やがて、沢沿いに立派な望遠レンズのついたカメラをセットした人たちが集まっていた。コマドリの姿を狙っているのだろう。薄暗い森の中に苔むした倒木があり、いかにもコマドリが出そうな場所だ。ここで待っていれば会えるかもしれない。それにしても、やけにたくさん声がする。
「ずいぶんたくさんいるんですねぇ」
そばにいたおじさんに小声で話しかける。
「いや、これだよ」
おじさんは何やら小型の機器を取り出した。なんとコマドリの声を収録したテープを流しているのだ。こうすると、なわばりを侵害されたと勘違いした本物がやってくるという寸法である。そんな「おびき出し作戦」をみんながやっているので、付近一帯にコマドリの声がやたらに響いているのだった。なんだ、すっかり騙された。紛らわしいったらありゃしない。東京の山は油断できない。
「あ、来た来た。あそこに…」
誰かが小声で囁き、その場に緊張感が走る。シャッターチャンスを逃すまいと、みんなカメラを構える。
果たして、コマドリはまんまと騙されて、山奥から出てきた。そして、みんなの狙い通りに近くの倒木に小さなオレンジ色の姿を現わした。まさかこんな場所で会えるなんて…。コマドリは苔むした岩や倒木をひと通りパトロールして、やがて低空で僕の頭上を飛び越して、背後の林の中に姿を消した。これまでにも各地でいろいろな野生生物に会ったけれど、この感動は最上級だ。
さて、帰りも自転車で走ることを思えば、体力の消耗は避けたいところだが、そう考えながらも、息を弾ませつつ、ようやく芽が膨らみ始めたばかりのブナの自然林を上へ上へと歩き続け、ついに標高1,527.4メートルの三頭山の頂上に立った。時刻は12時40分。たくさんのハイカーが弁当を広げている。

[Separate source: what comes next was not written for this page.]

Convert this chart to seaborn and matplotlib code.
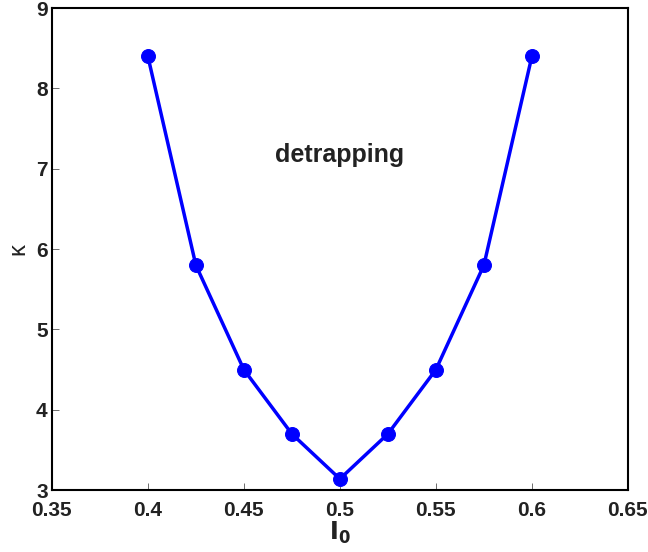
import matplotlib
matplotlib.use("Agg")
import matplotlib.pyplot as plt
import seaborn as sns
import pandas as pd

I0 = [0.4, 0.425, 0.45, 0.475, 0.5, 0.525, 0.55, 0.575, 0.6]
kappa = [8.4, 5.8, 4.5, 3.7, 3.14, 3.7, 4.5, 5.8, 8.4]
xticks = [0.35, 0.4, 0.45, 0.5, 0.55, 0.6, 0.65]
yticks = [3, 4, 5, 6, 7, 8, 9]

sns.set_theme(style="white")
plt.rcParams['font.family'] = ['Liberation Sans', 'DejaVu Sans']

df = pd.DataFrame({"I0": I0, "kappa": kappa})
fig = plt.figure(figsize=(6.48, 5.52), dpi=100)
ax = fig.add_axes([0.080, 0.112, 0.889, 0.8735])
sns.lineplot(data=df, x="I0", y="kappa", ax=ax, color="#0000ff", linewidth=2.5,
             marker="o", markersize=10, markeredgecolor="#0000ff", sort=False)
ax.set_xlim(0.35, 0.65)
ax.set_ylim(3, 9)
ax.set_xticks(xticks)
ax.set_xticklabels([f"{v:g}" for v in xticks])
ax.set_yticks(yticks)
ax.set_yticklabels([str(v) for v in yticks])
for lab in ax.get_xticklabels() + ax.get_yticklabels():
    lab.set_fontweight("bold")
    lab.set_fontsize(15)
    lab.set_color("#222222")
ax.tick_params(axis="x", pad=8)
ax.tick_params(axis="y", pad=3)
ax.tick_params(axis="both", direction="in", length=5, width=0.6, color="#555555",
               top=False, right=False, bottom=True, left=True)
for s in ax.spines.values():
    s.set_visible(True)
    s.set_color("black")
    s.set_linewidth(1.5)
ax.set_xlabel(r"$\mathbf{I_0}$", fontsize=17, labelpad=0, color="#222222")
ax.set_ylabel("κ", fontsize=17, labelpad=5, color="#222222")
ax.text(0.5, 7.17, "detrapping", ha="center", va="center", fontsize=18,
        fontweight="bold", color="#222222")
fig.savefig("out.png", dpi=100)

山梨県側には真っ白な富士山が見事に聳え、反対側には奥多摩湖が深い緑色の水を湛えているのが眼下に見える。まだ冬の色を残す林ではゴジュウカラが丹念に木の幹を調べて回っていた。
5分ほど休んだだけで、尾根伝いの道を少し急ぎ足で下って、昔の甲州道の鞘口峠を経て1時間で森林館に戻った。
14時には再び自転車の人となる。帰りは1,000メートル近い標高差を下っていくわけだから基本的には楽である。これから風張峠を越えて奥多摩町へ抜けることも考えたが、素直に来た道を引き返すことにする。
数馬までの5キロを急カーブとクルマに神経をつかいながらもビュンビュン飛ばして5分余りで下り、檜原温泉センター「数馬の湯」で山登りの汗を流す。ある意味でこれが今日の最大の楽しみだったかもしれない。
15時に数馬をあとにして、朝と同じルートで19時に帰宅。今日の走行距離は143.9キロ。